Different data sources refresh at different frequencies. We try to keep the data updated as the sources publish new versions of their data. If you see something out of date, please file a bug in our issue tracker.
Q: What are the SLAs / performance levels we can expect?
The service is provided on an as-is basis with no SLA or commitments on availability or uptime.
Q: How do I cite datacommons.org?
To cite charts and tools on this site, please use the following format.
Data Commons 2024, Data Commons, viewed 22 Dec 2024, <https://datacommons.org>.

If citing data from a particular dataset, e.g. CDC Places, then use:

Data Commons 2024, CDC Places, electronic dataset, Data Commons, viewed 22 Dec 2024, <https://datacommons.org>.

In both cases, please use the date you viewed the site (in the examples above, we used 22 Dec 2024).

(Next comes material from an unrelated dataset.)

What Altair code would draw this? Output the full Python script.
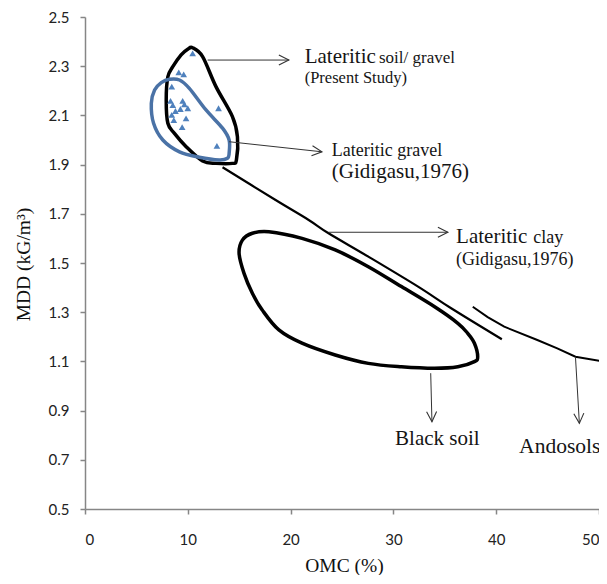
import altair as alt
import pandas as pd

# ---- data ----
tri_x = [10.47, 9.12, 9.60, 8.44, 8.32, 8.54, 9.50, 9.67, 9.28, 8.80, 10.00, 8.44, 8.64, 9.83, 9.45, 12.99, 12.83]
tri_y = [2.352, 2.275, 2.267, 2.217, 2.159, 2.142, 2.159, 2.145, 2.126, 2.118, 2.129, 2.102, 2.081, 2.088, 2.052, 2.129, 1.976]

present_x = [10.47, 11.44, 12.74, 14.34, 14.83, 14.73, 14.34, 12.74, 11.44, 9.84, 8.70, 8.06, 7.90, 8.06, 8.54, 9.35, 9.99]
present_y = [2.375, 2.339, 2.217, 2.095, 2.013, 1.919, 1.905, 1.905, 1.915, 1.973, 2.027, 2.068, 2.163, 2.257, 2.298, 2.346, 2.369]

gravel_x = [8.22, 9.19, 10.15, 11.77, 13.38, 14.02, 14.02, 13.86, 13.06, 11.12, 9.19, 7.57, 6.67, 6.45, 6.77, 7.42]
gravel_y = [2.247, 2.244, 2.210, 2.122, 2.048, 2.000, 1.946, 1.926, 1.919, 1.930, 1.952, 2.000, 2.068, 2.149, 2.203, 2.233]

black_x = [16.28, 17.89, 21.11, 24.34, 27.56, 30.78, 34.01, 36.27, 37.23, 37.88, 38.20, 37.88, 36.27, 34.01,
           30.78, 27.56, 24.34, 21.11, 18.86, 17.24, 16.28, 15.47, 14.99, 15.31]
black_y = [1.621, 1.627, 1.600, 1.553, 1.485, 1.404, 1.322, 1.255, 1.214, 1.174, 1.119, 1.099, 1.078, 1.072,
           1.078, 1.092, 1.126, 1.174, 1.228, 1.309, 1.377, 1.458, 1.539, 1.593]

clay_x = [13.38, 18.54, 21.76, 23.69, 27.56, 32.40, 35.62, 40.55]
clay_y = [1.889, 1.756, 1.675, 1.621, 1.526, 1.404, 1.316, 1.190]

ando_x = [37.72, 39.17, 40.78, 44.00, 45.94, 47.71, 50.45]
ando_y = [1.322, 1.280, 1.241, 1.187, 1.153, 1.119, 1.099]

# arrows: start, end (data units) and head angle (deg)
arr_x1 = [11.93, 14.02, 23.69, 33.63, 47.71]
arr_y1 = [2.325, 1.993, 1.625, 1.052, 1.119]
arr_x2 = [19.83, 23.05, 35.30, 33.75, 48.09]
arr_y2 = [2.325, 1.952, 1.625, 0.855, 0.848]
arr_ang = [0, 6, 0, 88, 87]

# labels
lab_left_text = ["Lateritic", "soil/ gravel", "(Present Study)", "Lateritic gravel", "(Gidigasu,1976)",
                 "Lateritic", "clay", "(Gidigasu,1976)"]
lab_left_x = [21.37, 28.60, 21.37, 24.01, 24.01, 36.10, 43.60, 36.10]
lab_left_y = [2.313, 2.313, 2.230, 1.935, 1.844, 1.580, 1.580, 1.492]
lab_left_size = [21, 17, 16.5, 18, 21, 21, 18, 18]

lab_center_text = ["Black soil", "Andosols"]
lab_center_x = [34.28, 46.18]
lab_center_y = [0.760, 0.726]
lab_center_size = [21, 21.5]

x_ticks = [0, 10, 20, 30, 40, 50]
y_ticks = [0.5, 0.7, 0.9, 1.1, 1.3, 1.5, 1.7, 1.9, 2.1, 2.3, 2.5]

# ---- tables ----
def poly(xs, ys):
    return pd.DataFrame({"x": xs, "y": ys, "o": list(range(len(xs)))})

tri_df = pd.DataFrame({"x": tri_x, "y": tri_y})
arr_df = pd.DataFrame({"x": arr_x1, "y": arr_y1, "x2": arr_x2, "y2": arr_y2, "a": arr_ang})
left_df = pd.DataFrame({"t": lab_left_text, "x": lab_left_x, "y": lab_left_y, "s": lab_left_size})
center_df = pd.DataFrame({"t": lab_center_text, "x": lab_center_x, "y": lab_center_y, "s": lab_center_size})

X = alt.X("x:Q", scale=alt.Scale(domain=[0, 50], nice=False, zero=False),
          axis=alt.Axis(values=x_ticks, title="OMC (%)", titleX=259, titleY=56,
                        titleAlign="center", titleBaseline="middle", labelPadding=18))
Y = alt.Y("y:Q", scale=alt.Scale(domain=[0.5, 2.5], nice=False, zero=False),
          axis=alt.Axis(values=y_ticks, format=".1f", title="MDD (kG/m³)", titleX=-62, titleY=247,
                        titleAngle=-90, titleAlign="center", titleBaseline="middle", labelPadding=11))

base_x = alt.X("x:Q")
base_y = alt.Y("y:Q")

black_outline = alt.Chart(poly(black_x, black_y)).mark_line(
    interpolate="cardinal-closed", color="black", strokeWidth=3.5).encode(x=X, y=Y, order="o:Q")
present_outline = alt.Chart(poly(present_x, present_y)).mark_line(
    interpolate="cardinal-closed", color="black", strokeWidth=3.5).encode(x=base_x, y=base_y, order="o:Q")
gravel_outline = alt.Chart(poly(gravel_x, gravel_y)).mark_line(
    interpolate="cardinal-closed", color="#4A72A6", strokeWidth=3.5).encode(x=base_x, y=base_y, order="o:Q")
clay_line = alt.Chart(poly(clay_x, clay_y)).mark_line(
    interpolate="cardinal", color="black", strokeWidth=2.2).encode(x=base_x, y=base_y, order="o:Q")
ando_line = alt.Chart(poly(ando_x, ando_y)).mark_line(
    interpolate="linear", color="black", strokeWidth=2).encode(x=base_x, y=base_y, order="o:Q")

tris = alt.Chart(tri_df).mark_point(shape="triangle-up", filled=True, size=45, color="#4F81BD",
                                    opacity=1).encode(x=base_x, y=base_y)

arrows = alt.Chart(arr_df).mark_rule(color="#333333", strokeWidth=1).encode(
    x=base_x, y=base_y, x2="x2:Q", y2="y2:Q")
heads = alt.Chart(arr_df).mark_point(shape="M-4,-2L0,0L-4,2", filled=False, size=25,
                                     color="#333333", strokeWidth=1.1, opacity=1).encode(
    x=alt.X("x2:Q"), y=alt.Y("y2:Q"), angle=alt.Angle("a:Q", scale=None))

left_text = alt.Chart(left_df).mark_text(align="left", baseline="alphabetic", font="Liberation Serif",
                                          color="#151515").encode(
    x=base_x, y=base_y, text="t:N", size=alt.Size("s:Q", scale=None))
center_text = alt.Chart(center_df).mark_text(align="center", baseline="alphabetic", font="Liberation Serif",
                                              color="#151515").encode(
    x=base_x, y=base_y, text="t:N", size=alt.Size("s:Q", scale=None))

chart = alt.layer(black_outline, clay_line, ando_line, present_outline, gravel_outline, tris,
                  arrows, heads, left_text, center_text).properties(
    width=514, height=492,
    padding={"left": 77, "top": 9, "right": 0, "bottom": 66},
    autosize=alt.AutoSizeParams(type="none"),
).configure_view(stroke=None).configure_axis(
    grid=False, domainColor="#868686", domainWidth=1.5, tickColor="#868686", tickWidth=1.5, tickSize=5,
    labelFont="Lato", labelFontSize=15, labelColor="#222222",
    titleFont="Liberation Serif", titleFontSize=19.5, titleFontWeight="normal", titleColor="#111111",
)

chart.save("out.html", embed_options={"renderer": "svg", "actions": False})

Q: What are the usage rights of the data in Data Commons?
The Data Commons knowledge graph, and the compilation of the datasets is licensed under CC BY. The Data Commons REST API and the R, Python Libraries are released under Apache License 2.0. The data included in Data Commons come from different sources. The data provenance is provided for all the data, including a link to the source. While we make every effort to obtain data from sources offering unrestricted usage of underlying data, terms of use of data may be subject to different licenses and terms of use, specified in the linked source of the data.
Q: Can my educational institution use Data Commons while complying with the Family Educational Rights Privacy Act (FERPA) and/or similar state privacy requirements?
Data Commons collects no personal information (PII), records, or private information from users and can be used in compliance with FERPA. For specific questions about FERPA compliance, please contact your organization’s legal counsel for advice.
Q: What data do you collect about me?
Data Commons uses Google Analytics to collect non-identifiable usage data to improve the product. We log all queries asked in the Search tool, but do not associate IP address or any other identifiers with the queries. We do use in-session cookies to be able to manage state.